→ **Given information**:
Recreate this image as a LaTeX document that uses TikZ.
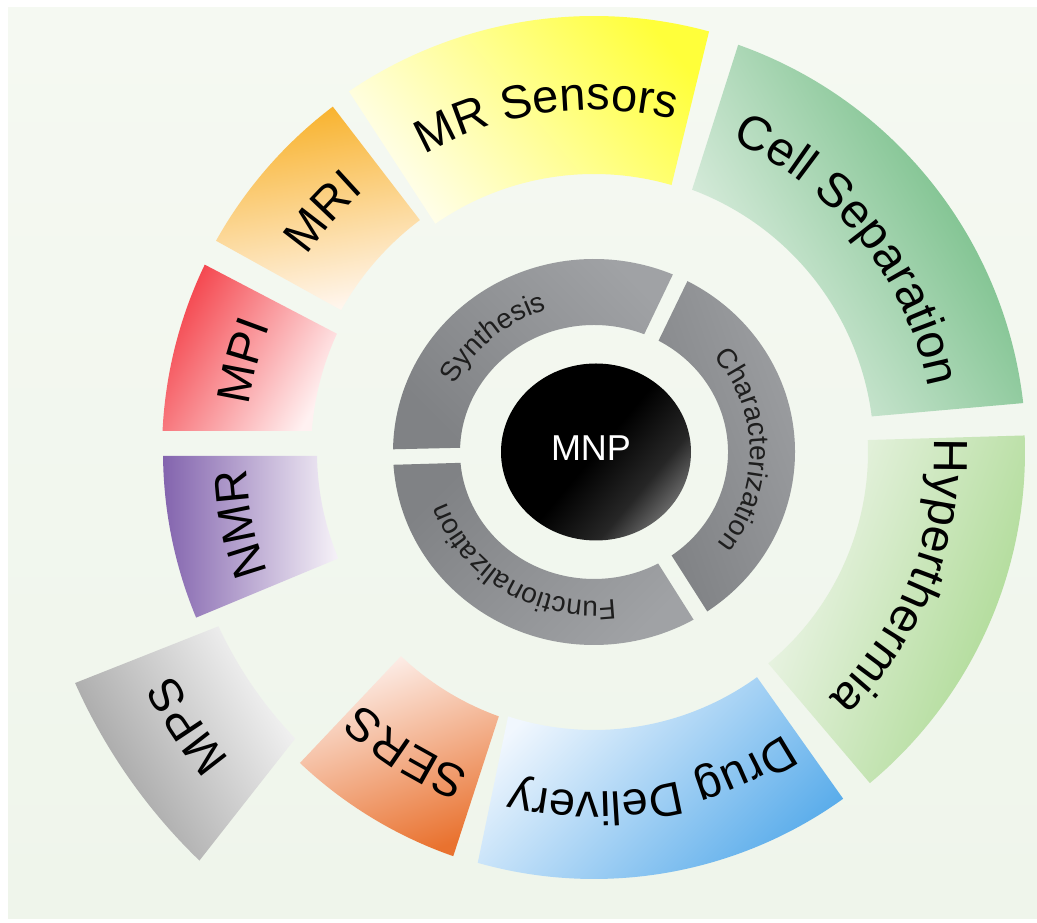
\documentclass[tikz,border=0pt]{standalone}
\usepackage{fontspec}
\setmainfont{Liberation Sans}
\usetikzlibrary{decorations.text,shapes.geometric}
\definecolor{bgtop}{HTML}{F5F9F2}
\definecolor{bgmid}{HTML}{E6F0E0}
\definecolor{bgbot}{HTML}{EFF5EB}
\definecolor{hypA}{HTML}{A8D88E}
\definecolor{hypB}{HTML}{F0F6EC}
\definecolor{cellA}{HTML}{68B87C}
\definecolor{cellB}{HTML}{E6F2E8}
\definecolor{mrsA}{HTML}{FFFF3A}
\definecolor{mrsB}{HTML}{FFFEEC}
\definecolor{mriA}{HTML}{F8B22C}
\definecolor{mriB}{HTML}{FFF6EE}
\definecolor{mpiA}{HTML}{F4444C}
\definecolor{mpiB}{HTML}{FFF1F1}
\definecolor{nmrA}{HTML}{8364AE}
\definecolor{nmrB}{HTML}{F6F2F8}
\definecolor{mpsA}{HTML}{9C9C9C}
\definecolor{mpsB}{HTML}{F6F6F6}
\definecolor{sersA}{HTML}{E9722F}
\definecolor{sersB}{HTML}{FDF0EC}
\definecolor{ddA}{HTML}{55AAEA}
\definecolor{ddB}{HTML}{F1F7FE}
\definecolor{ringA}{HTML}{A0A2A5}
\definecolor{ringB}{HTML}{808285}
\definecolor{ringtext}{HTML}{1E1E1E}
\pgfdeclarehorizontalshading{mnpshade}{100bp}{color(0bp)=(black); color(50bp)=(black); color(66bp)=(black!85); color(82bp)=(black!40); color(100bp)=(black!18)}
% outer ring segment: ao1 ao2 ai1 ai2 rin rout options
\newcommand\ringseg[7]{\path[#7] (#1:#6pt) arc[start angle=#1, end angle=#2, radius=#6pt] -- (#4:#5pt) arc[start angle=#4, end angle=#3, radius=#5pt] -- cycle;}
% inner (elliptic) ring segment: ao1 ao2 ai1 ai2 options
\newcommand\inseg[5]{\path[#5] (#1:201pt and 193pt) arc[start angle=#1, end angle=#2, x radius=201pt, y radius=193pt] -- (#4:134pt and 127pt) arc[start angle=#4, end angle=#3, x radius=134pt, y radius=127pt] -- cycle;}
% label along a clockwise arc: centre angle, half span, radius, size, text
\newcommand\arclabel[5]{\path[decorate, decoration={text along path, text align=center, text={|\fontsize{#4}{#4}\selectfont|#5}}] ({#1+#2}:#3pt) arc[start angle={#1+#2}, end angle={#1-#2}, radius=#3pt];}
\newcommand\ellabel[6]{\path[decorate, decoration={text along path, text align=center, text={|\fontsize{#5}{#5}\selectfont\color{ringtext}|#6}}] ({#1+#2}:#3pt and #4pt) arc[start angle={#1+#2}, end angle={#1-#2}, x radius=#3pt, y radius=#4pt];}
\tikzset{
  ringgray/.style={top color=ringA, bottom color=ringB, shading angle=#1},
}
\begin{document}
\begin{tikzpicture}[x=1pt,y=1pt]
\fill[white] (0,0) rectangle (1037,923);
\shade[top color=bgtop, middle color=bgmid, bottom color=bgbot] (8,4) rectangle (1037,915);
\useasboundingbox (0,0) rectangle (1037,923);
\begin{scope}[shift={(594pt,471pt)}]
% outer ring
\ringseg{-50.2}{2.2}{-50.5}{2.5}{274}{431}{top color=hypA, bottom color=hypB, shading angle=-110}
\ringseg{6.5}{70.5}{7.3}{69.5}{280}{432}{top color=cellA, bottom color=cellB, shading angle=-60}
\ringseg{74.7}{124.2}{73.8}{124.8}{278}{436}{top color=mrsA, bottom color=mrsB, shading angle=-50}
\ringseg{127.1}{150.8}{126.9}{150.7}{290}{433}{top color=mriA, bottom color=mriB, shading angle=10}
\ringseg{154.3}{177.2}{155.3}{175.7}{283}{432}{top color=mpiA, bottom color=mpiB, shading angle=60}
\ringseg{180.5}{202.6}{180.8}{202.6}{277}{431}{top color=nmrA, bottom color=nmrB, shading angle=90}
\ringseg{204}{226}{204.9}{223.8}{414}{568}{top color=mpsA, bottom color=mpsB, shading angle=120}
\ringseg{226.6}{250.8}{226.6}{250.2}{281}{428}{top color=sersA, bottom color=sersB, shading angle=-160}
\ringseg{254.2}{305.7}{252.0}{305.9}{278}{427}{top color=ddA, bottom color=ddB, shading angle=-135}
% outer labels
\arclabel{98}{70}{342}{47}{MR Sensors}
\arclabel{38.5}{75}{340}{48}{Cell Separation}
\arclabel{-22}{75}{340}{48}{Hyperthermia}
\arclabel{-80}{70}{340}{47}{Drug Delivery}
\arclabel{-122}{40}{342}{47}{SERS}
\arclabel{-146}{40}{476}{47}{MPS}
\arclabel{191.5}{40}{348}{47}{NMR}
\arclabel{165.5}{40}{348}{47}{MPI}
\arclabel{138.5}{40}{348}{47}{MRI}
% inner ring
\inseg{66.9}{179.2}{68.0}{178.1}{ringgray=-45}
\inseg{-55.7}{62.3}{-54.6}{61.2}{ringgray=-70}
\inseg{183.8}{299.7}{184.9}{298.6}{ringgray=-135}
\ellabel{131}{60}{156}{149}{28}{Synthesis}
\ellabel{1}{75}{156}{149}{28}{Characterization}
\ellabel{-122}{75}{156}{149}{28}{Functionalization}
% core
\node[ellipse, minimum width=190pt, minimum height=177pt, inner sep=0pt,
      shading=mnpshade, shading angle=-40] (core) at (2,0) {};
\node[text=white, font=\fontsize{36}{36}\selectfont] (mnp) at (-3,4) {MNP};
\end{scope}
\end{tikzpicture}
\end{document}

→ **Task details**: Output the data above without changes, apart from leaving out the pictures.

→ **Completed task**:
Recreate this image as a LaTeX document that uses TikZ.
\documentclass[tikz,border=0pt]{standalone}
\usepackage{fontspec}
\setmainfont{Liberation Sans}
\usetikzlibrary{decorations.text,shapes.geometric}
\definecolor{bgtop}{HTML}{F5F9F2}
\definecolor{bgmid}{HTML}{E6F0E0}
\definecolor{bgbot}{HTML}{EFF5EB}
\definecolor{hypA}{HTML}{A8D88E}
\definecolor{hypB}{HTML}{F0F6EC}
\definecolor{cellA}{HTML}{68B87C}
\definecolor{cellB}{HTML}{E6F2E8}
\definecolor{mrsA}{HTML}{FFFF3A}
\definecolor{mrsB}{HTML}{FFFEEC}
\definecolor{mriA}{HTML}{F8B22C}
\definecolor{mriB}{HTML}{FFF6EE}
\definecolor{mpiA}{HTML}{F4444C}
\definecolor{mpiB}{HTML}{FFF1F1}
\definecolor{nmrA}{HTML}{8364AE}
\definecolor{nmrB}{HTML}{F6F2F8}
\definecolor{mpsA}{HTML}{9C9C9C}
\definecolor{mpsB}{HTML}{F6F6F6}
\definecolor{sersA}{HTML}{E9722F}
\definecolor{sersB}{HTML}{FDF0EC}
\definecolor{ddA}{HTML}{55AAEA}
\definecolor{ddB}{HTML}{F1F7FE}
\definecolor{ringA}{HTML}{A0A2A5}
\definecolor{ringB}{HTML}{808285}
\definecolor{ringtext}{HTML}{1E1E1E}
\pgfdeclarehorizontalshading{mnpshade}{100bp}{color(0bp)=(black); color(50bp)=(black); color(66bp)=(black!85); color(82bp)=(black!40); color(100bp)=(black!18)}
% outer ring segment: ao1 ao2 ai1 ai2 rin rout options
\newcommand\ringseg[7]{\path[#7] (#1:#6pt) arc[start angle=#1, end angle=#2, radius=#6pt] -- (#4:#5pt) arc[start angle=#4, end angle=#3, radius=#5pt] -- cycle;}
% inner (elliptic) ring segment: ao1 ao2 ai1 ai2 options
\newcommand\inseg[5]{\path[#5] (#1:201pt and 193pt) arc[start angle=#1, end angle=#2, x radius=201pt, y radius=193pt] -- (#4:134pt and 127pt) arc[start angle=#4, end angle=#3, x radius=134pt, y radius=127pt] -- cycle;}
% label along a clockwise arc: centre angle, half span, radius, size, text
\newcommand\arclabel[5]{\path[decorate, decoration={text along path, text align=center, text={|\fontsize{#4}{#4}\selectfont|#5}}] ({#1+#2}:#3pt) arc[start angle={#1+#2}, end angle={#1-#2}, radius=#3pt];}
\newcommand\ellabel[6]{\path[decorate, decoration={text along path, text align=center, text={|\fontsize{#5}{#5}\selectfont\color{ringtext}|#6}}] ({#1+#2}:#3pt and #4pt) arc[start angle={#1+#2}, end angle={#1-#2}, x radius=#3pt, y radius=#4pt];}
\tikzset{
  ringgray/.style={top color=ringA, bottom color=ringB, shading angle=#1},
}
\begin{document}
\begin{tikzpicture}[x=1pt,y=1pt]
\fill[white] (0,0) rectangle (1037,923);
\shade[top color=bgtop, middle color=bgmid, bottom color=bgbot] (8,4) rectangle (1037,915);
\useasboundingbox (0,0) rectangle (1037,923);
\begin{scope}[shift={(594pt,471pt)}]
% outer ring
\ringseg{-50.2}{2.2}{-50.5}{2.5}{274}{431}{top color=hypA, bottom color=hypB, shading angle=-110}
\ringseg{6.5}{70.5}{7.3}{69.5}{280}{432}{top color=cellA, bottom color=cellB, shading angle=-60}
\ringseg{74.7}{124.2}{73.8}{124.8}{278}{436}{top color=mrsA, bottom color=mrsB, shading angle=-50}
\ringseg{127.1}{150.8}{126.9}{150.7}{290}{433}{top color=mriA, bottom color=mriB, shading angle=10}
\ringseg{154.3}{177.2}{155.3}{175.7}{283}{432}{top color=mpiA, bottom color=mpiB, shading angle=60}
\ringseg{180.5}{202.6}{180.8}{202.6}{277}{431}{top color=nmrA, bottom color=nmrB, shading angle=90}
\ringseg{204}{226}{204.9}{223.8}{414}{568}{top color=mpsA, bottom color=mpsB, shading angle=120}
\ringseg{226.6}{250.8}{226.6}{250.2}{281}{428}{top color=sersA, bottom color=sersB, shading angle=-160}
\ringseg{254.2}{305.7}{252.0}{305.9}{278}{427}{top color=ddA, bottom color=ddB, shading angle=-135}
% outer labels
\arclabel{98}{70}{342}{47}{MR Sensors}
\arclabel{38.5}{75}{340}{48}{Cell Separation}
\arclabel{-22}{75}{340}{48}{Hyperthermia}
\arclabel{-80}{70}{340}{47}{Drug Delivery}
\arclabel{-122}{40}{342}{47}{SERS}
\arclabel{-146}{40}{476}{47}{MPS}
\arclabel{191.5}{40}{348}{47}{NMR}
\arclabel{165.5}{40}{348}{47}{MPI}
\arclabel{138.5}{40}{348}{47}{MRI}
% inner ring
\inseg{66.9}{179.2}{68.0}{178.1}{ringgray=-45}
\inseg{-55.7}{62.3}{-54.6}{61.2}{ringgray=-70}
\inseg{183.8}{299.7}{184.9}{298.6}{ringgray=-135}
\ellabel{131}{60}{156}{149}{28}{Synthesis}
\ellabel{1}{75}{156}{149}{28}{Characterization}
\ellabel{-122}{75}{156}{149}{28}{Functionalization}
% core
\node[ellipse, minimum width=190pt, minimum height=177pt, inner sep=0pt,
      shading=mnpshade, shading angle=-40] (core) at (2,0) {};
\node[text=white, font=\fontsize{36}{36}\selectfont] (mnp) at (-3,4) {MNP};
\end{scope}
\end{tikzpicture}
\end{document}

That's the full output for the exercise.